* [PROBLEM STATEMENT]
Repeat exactly the lines from the line with "Rebuild this chart" to the line with "0.757, 0.797, 0.833, 0.864, 0.890, 0.912, 0.931, 0.949, 0.965]", including both, and leave out any pictures.

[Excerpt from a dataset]
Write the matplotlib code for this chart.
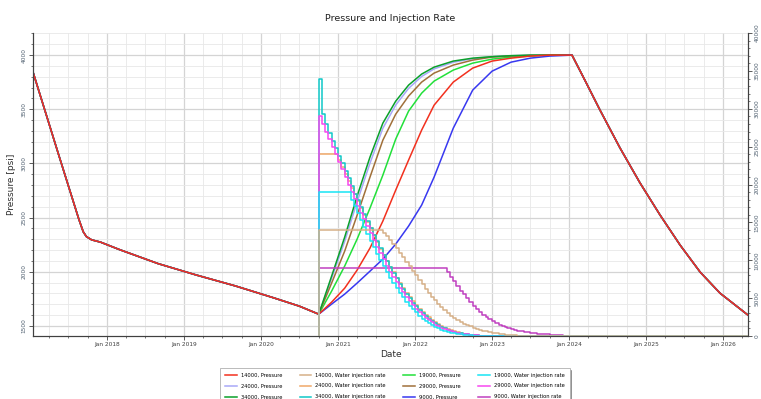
import numpy as np
import pandas as pd
import matplotlib
matplotlib.use('Agg')
import matplotlib.pyplot as plt
import matplotlib.dates as mdates
from matplotlib.ticker import MultipleLocator, FuncFormatter

# shared depletion history before injection
hist_dates = ['2017-01-15', '2017-05-15', '2017-08-20', '2017-09-10', '2017-09-25',
              '2017-10-20', '2017-12-01', '2018-03-01', '2018-09-01', '2019-03-01',
              '2019-09-01', '2020-03-01', '2020-07-01']
hist_p = [3843, 3090, 2487, 2370, 2325, 2295, 2274, 2205, 2075, 1970, 1870, 1760, 1683]

# pressure build-up per case during injection
rise_dates = ['2020-10-01', '2020-12-01', '2021-02-01', '2021-04-01', '2021-06-01',
              '2021-08-01', '2021-10-01', '2021-12-01', '2022-02-01', '2022-04-01',
              '2022-07-01', '2022-10-01', '2023-01-01', '2023-04-01', '2023-07-01',
              '2023-10-01', '2024-01-15']
p_34000 = [1609, 1960, 2320, 2699, 3059, 3372, 3575, 3723, 3825, 3889, 3945, 3972, 3986, 3995, 4000, 4000, 4000]
p_29000 = [1609, 1896, 2191, 2523, 2874, 3215, 3455, 3622, 3751, 3834, 3908, 3954, 3982, 3991, 3997, 4000, 4000]
p_24000 = [1609, 1940, 2281, 2646, 3003, 3325, 3539, 3693, 3803, 3873, 3934, 3967, 3985, 3994, 3999, 4000, 4000]
p_19000 = [1609, 1822, 2053, 2302, 2588, 2892, 3225, 3483, 3649, 3760, 3862, 3926, 3963, 3982, 3991, 4000, 4000]
p_14000 = [1609, 1720, 1849, 2016, 2219, 2468, 2754, 3031, 3308, 3538, 3751, 3880, 3945, 3972, 3991, 4000, 4000]
p_9000 = [1609, 1702, 1794, 1896, 2006, 2117, 2256, 2422, 2616, 2874, 3326, 3677, 3852, 3935, 3972, 3991, 4000]

# shared fall-off after injection stops
fall_dates = ['2024-03-16', '2024-05-27', '2024-08-30', '2024-12-03', '2025-03-08',
              '2025-06-11', '2025-09-14', '2025-12-17', '2026-04-29']
fall_p = [3769, 3492, 3142, 2819, 2523, 2246, 1997, 1803, 1600]

# water injection rate, thousand units, semi-monthly from 2020-10-01
q_34000 = [34.0, 29.3, 28.0, 26.8, 25.8, 24.8, 23.8, 22.8, 21.8, 20.8, 19.8, 18.8, 17.9, 17.0,
           16.1, 15.2, 14.3, 13.4, 12.5, 11.6, 10.7, 9.9, 9.1, 8.3, 7.6, 6.9, 6.2, 5.6, 5.0,
           4.4, 3.9, 3.4, 3.0, 2.6, 2.3, 2.0, 1.7, 1.4, 1.2, 1.0, 0.85, 0.7, 0.55, 0.45, 0.35,
           0.28, 0.22, 0.17, 0.12, 0.08, 0.05, 0.03, 0.0]
q_29000 = [29.0, 28.0, 27.0, 26.0, 25.0, 24.0, 23.0, 22.0, 21.0, 20.0, 19.0, 18.1, 17.2, 16.3,
           15.4, 14.5, 13.6, 12.7, 11.8, 10.9, 10.1, 9.3, 8.5, 7.8, 7.1, 6.4, 5.8, 5.2, 4.6,
           4.1, 3.6, 3.2, 2.8, 2.4, 2.1, 1.8, 1.5, 1.3, 1.1, 0.9, 0.75, 0.6, 0.5, 0.4, 0.3,
           0.25, 0.2, 0.15, 0.1, 0.07, 0.05, 0.03, 0.0]
q_24000 = [24.0, 24.0, 24.0, 24.0, 24.0, 24.0, 23.2, 22.3, 21.4, 20.5, 19.6, 18.7, 17.8, 16.9,
           16.0, 15.1, 14.2, 13.3, 12.4, 11.5, 10.7, 9.9, 9.1, 8.4, 7.7, 7.0, 6.3, 5.7, 5.1,
           4.6, 4.1, 3.6, 3.2, 2.8, 2.45, 2.1, 1.8, 1.55, 1.3, 1.1, 0.9, 0.75, 0.6, 0.48,
           0.38, 0.3, 0.23, 0.17, 0.12, 0.08, 0.05, 0.03, 0.02, 0.0]
q_19000 = [19.0, 19.0, 19.0, 19.0, 19.0, 19.0, 19.0, 19.0, 19.0, 19.0, 18.0, 17.1, 16.2, 15.3,
           14.4, 13.5, 12.6, 11.7, 10.8, 10.0, 9.2, 8.4, 7.7, 7.0, 6.3, 5.7, 5.1, 4.5, 4.0,
           3.5, 3.1, 2.7, 2.3, 2.0, 1.7, 1.45, 1.2, 1.0, 0.85, 0.7, 0.55, 0.45, 0.35, 0.27,
           0.2, 0.15, 0.1, 0.07, 0.05, 0.03, 0.02, 0.01, 0.0]
q_14000 = [14.0] * 20 + [13.6, 13.2, 12.7, 12.2, 11.6, 11.0, 10.4, 9.8, 9.2, 8.6, 8.0, 7.4,
           6.8, 6.2, 5.7, 5.2, 4.7, 4.2, 3.8, 3.4, 3.0, 2.7, 2.4, 2.1, 1.85, 1.6, 1.4, 1.25,
           1.1, 0.95, 0.82, 0.7, 0.6, 0.5, 0.42, 0.35, 0.28, 0.22, 0.17, 0.13, 0.1, 0.07,
           0.05, 0.03, 0.0]
q_9000 = [9.0] * 40 + [8.4, 7.8, 7.2, 6.6, 6.0, 5.5, 5.0, 4.5, 4.0, 3.6, 3.2, 2.8, 2.5, 2.2,
          1.95, 1.7, 1.5, 1.3, 1.15, 1.0, 0.9, 0.8, 0.7, 0.62, 0.55, 0.48, 0.42, 0.37, 0.32,
          0.28, 0.24, 0.2, 0.17, 0.14, 0.11, 0.08, 0.06, 0.04, 0.02, 0.0]

cases = ['14000', '19000', '24000', '29000', '34000', '9000']
pressures = {'14000': p_14000, '19000': p_19000, '24000': p_24000,
             '29000': p_29000, '34000': p_34000, '9000': p_9000}
rates = {'14000': q_14000, '19000': q_19000, '24000': q_24000,
         '29000': q_29000, '34000': q_34000, '9000': q_9000}
p_colors = {'14000': '#f2301e', '19000': '#22e03a', '24000': '#a8a8f8',
            '29000': '#a0703a', '34000': '#0aa02a', '9000': '#3838f0'}
q_colors = {'14000': '#d6b088', '19000': '#18e4f4', '24000': '#f0a868',
            '29000': '#f848f0', '34000': '#10c8c8', '9000': '#c040c0'}

end_date = pd.Timestamp('2026-04-29')

fig = plt.figure(figsize=(7.61, 3.99), dpi=100, facecolor='white')
ax = fig.add_axes([0.0434, 0.158, 0.9396, 0.759])
ax2 = ax.twinx()

handles = {}
for c in cases:
    d = pd.to_datetime(hist_dates + rise_dates + fall_dates)
    p = hist_p + pressures[c] + fall_p
    z = 5 if c == '14000' else 3
    h, = ax.plot(d, p, color=p_colors[c], lw=1.1, zorder=z)
    handles[(c, 'p')] = h

for c in ['9000', '24000', '34000', '29000', '19000', '14000']:
    q = np.array(rates[c]) * 1000
    d = pd.date_range('2020-10-01', periods=len(q), freq='SMS')
    d = d.append(pd.DatetimeIndex([end_date]))
    q = np.concatenate([q, [0.0]])
    d = d.insert(0, d[0])
    q = np.concatenate([[0.0], q])
    h, = ax2.plot(d, q, color=q_colors[c], lw=1.1, drawstyle='steps-post')
    handles[(c, 'q')] = h

ax.set_xlim(pd.Timestamp('2017-01-15'), end_date)
ax.set_ylim(1408, 4203)
ax2.set_ylim(0, 40000)

ax.xaxis.set_major_locator(mdates.YearLocator())
ax.xaxis.set_major_formatter(mdates.DateFormatter('Jan %Y'))
ax.xaxis.set_minor_locator(mdates.MonthLocator(bymonth=[4, 7, 10]))
ax.yaxis.set_major_locator(MultipleLocator(500))
ax.yaxis.set_minor_locator(MultipleLocator(100))
ax2.yaxis.set_major_locator(MultipleLocator(5000))
ax2.yaxis.set_minor_locator(MultipleLocator(1000))
ax2.yaxis.set_major_formatter(FuncFormatter(lambda v, p: '%d' % v))

ax.grid(which='major', color='#d4d4d4', lw=0.9)
ax.grid(which='minor', color='#e8e8e8', lw=0.6)
ax.set_axisbelow(True)

for a in (ax, ax2):
    for s in a.spines.values():
        s.set_color('#404040')
        s.set_linewidth(0.8)
    a.tick_params(which='major', length=3, width=0.6, colors='#404040', labelsize=4.2, pad=1.5)
    a.tick_params(which='minor', length=1.5, width=0.5, colors='#404040')
ax.spines['top'].set_visible(False)
ax2.spines['top'].set_visible(False)
for lab in ax.get_yticklabels() + ax2.get_yticklabels():
    lab.set_rotation(90)
    lab.set_va('center')
    lab.set_color('#506070')
for lab in ax.get_xticklabels():
    lab.set_color('#404040')

ax.set_ylabel('Pressure [psi]', fontsize=6.5, color='#303030', labelpad=4)
ax.set_xlabel('Date', fontsize=6.5, color='#303030', labelpad=2)
ax.set_title('Pressure and Injection Rate', fontsize=6.8, color='#202020', pad=9)

# legend laid out row by row, four entries per row
order = [('14000', 'p'), ('14000', 'q'), ('19000', 'p'), ('19000', 'q'),
         ('24000', 'p'), ('24000', 'q'), ('29000', 'p'), ('29000', 'q'),
         ('34000', 'p'), ('34000', 'q'), ('9000', 'p'), ('9000', 'q')]
names = {'p': 'Pressure', 'q': 'Water injection rate'}
col_major = [order[r * 4 + c] for c in range(4) for r in range(3)]
leg = fig.legend([handles[k] for k in col_major],
                 ['%s, %s' % (k[0], names[k[1]]) for k in col_major],
                 ncol=4, loc='upper center', bbox_to_anchor=(0.519, 0.078),
                 prop={'size': 3.7}, frameon=True, fancybox=False,
                 shadow={'ox': 1.2, 'oy': -1.2, 'color': '#404040'},
                 handlelength=2.3, handletextpad=0.8, columnspacing=3.4,
                 labelspacing=1.15, borderpad=0.9, borderaxespad=0.0,
                 edgecolor='#b0b0b0')
leg.get_frame().set_linewidth(0.6)

fig.savefig('out.png', dpi=100)
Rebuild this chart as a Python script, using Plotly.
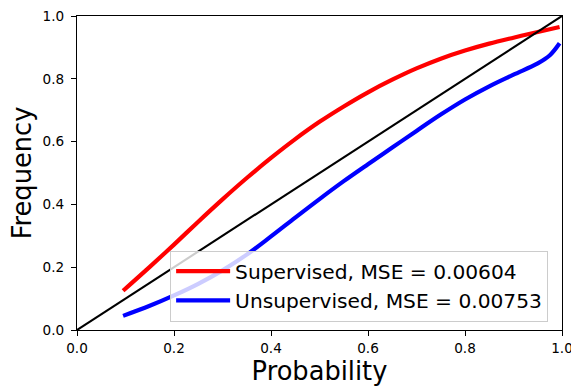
import plotly.graph_objects as go

# Reliability (calibration) curves: observed frequency vs predicted probability
prob_sup = [0.095, 0.15, 0.20, 0.25, 0.30, 0.35, 0.40, 0.45, 0.50, 0.55,
            0.60, 0.65, 0.70, 0.75, 0.80, 0.85, 0.90, 0.95, 0.995]
freq_sup = [0.125, 0.201, 0.272, 0.345, 0.416, 0.484, 0.548, 0.608, 0.663, 0.712,
            0.757, 0.797, 0.833, 0.864, 0.890, 0.912, 0.931, 0.949, 0.965]

prob_unsup = [0.095, 0.15, 0.20, 0.25, 0.30, 0.35, 0.40, 0.45, 0.50, 0.55,
              0.60, 0.65, 0.70, 0.75, 0.80, 0.85, 0.90, 0.95, 0.975, 0.995]
freq_unsup = [0.045, 0.077, 0.110, 0.147, 0.190, 0.240, 0.298, 0.358, 0.417, 0.474,
              0.528, 0.581, 0.634, 0.686, 0.734, 0.776, 0.813, 0.849, 0.875, 0.913]

diag = [0.0, 1.0]

mse_sup = 0.00604
mse_unsup = 0.00753

tick_vals = [0.0, 0.2, 0.4, 0.6, 0.8, 1.0]
tick_text = [f"{v:.1f}" for v in tick_vals]

FONT = "DejaVu Sans"

fig = go.Figure()
fig.add_trace(go.Scatter(
    x=prob_sup, y=freq_sup, mode="lines",
    line=dict(color="#ff0000", width=4.2, shape="spline", smoothing=1.0),
    name=f"Supervised, MSE = {mse_sup:.5f}",
))
fig.add_trace(go.Scatter(
    x=prob_unsup, y=freq_unsup, mode="lines",
    line=dict(color="#0000ff", width=4.2, shape="spline", smoothing=1.0),
    name=f"Unsupervised, MSE = {mse_unsup:.5f}",
))
fig.add_trace(go.Scatter(
    x=diag, y=diag, mode="lines",
    line=dict(color="#000000", width=2.1),
    showlegend=False,
))

axis_common = dict(
    range=[0, 1],
    tickvals=tick_vals,
    ticktext=tick_text,
    ticks="outside",
    ticklen=5,
    tickwidth=1,
    tickcolor="#000000",
    showline=True,
    linecolor="#000000",
    linewidth=1.2,
    mirror=True,
    showgrid=False,
    zeroline=False,
    automargin=False,
    ticklabeloverflow="allow",
    tickfont=dict(family=FONT, size=13.6, color="#000000"),
)

fig.update_layout(
    width=571,
    height=387,
    margin=dict(l=77, r=9, t=16, b=57),
    paper_bgcolor="white",
    plot_bgcolor="white",
    font=dict(family=FONT, color="#000000"),
    xaxis=dict(axis_common, ticklabelstandoff=1,
               title=dict(text="Probability",
                          font=dict(family=FONT, size=25.7),
                          standoff=3)),
    yaxis=dict(axis_common, ticklabelstandoff=4,
               title=dict(text="Frequency",
                          font=dict(family=FONT, size=25.7),
                          standoff=3)),
    legend=dict(
        x=0.192, y=0.027, xanchor="left", yanchor="bottom",
        bgcolor="rgba(255,255,255,0.8)",
        bordercolor="#cccccc", borderwidth=1,
        font=dict(family=FONT, size=20.2, color="#000000"),
        itemwidth=54,
    ),
    showlegend=True,
)

fig.write_html("out.html")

* [EXERCISE RESPONSE]
Rebuild this chart as a Python script, using Plotly.
import plotly.graph_objects as go

# Reliability (calibration) curves: observed frequency vs predicted probability
prob_sup = [0.095, 0.15, 0.20, 0.25, 0.30, 0.35, 0.40, 0.45, 0.50, 0.55,
            0.60, 0.65, 0.70, 0.75, 0.80, 0.85, 0.90, 0.95, 0.995]
freq_sup = [0.125, 0.201, 0.272, 0.345, 0.416, 0.484, 0.548, 0.608, 0.663, 0.712,
            0.757, 0.797, 0.833, 0.864, 0.890, 0.912, 0.931, 0.949, 0.965]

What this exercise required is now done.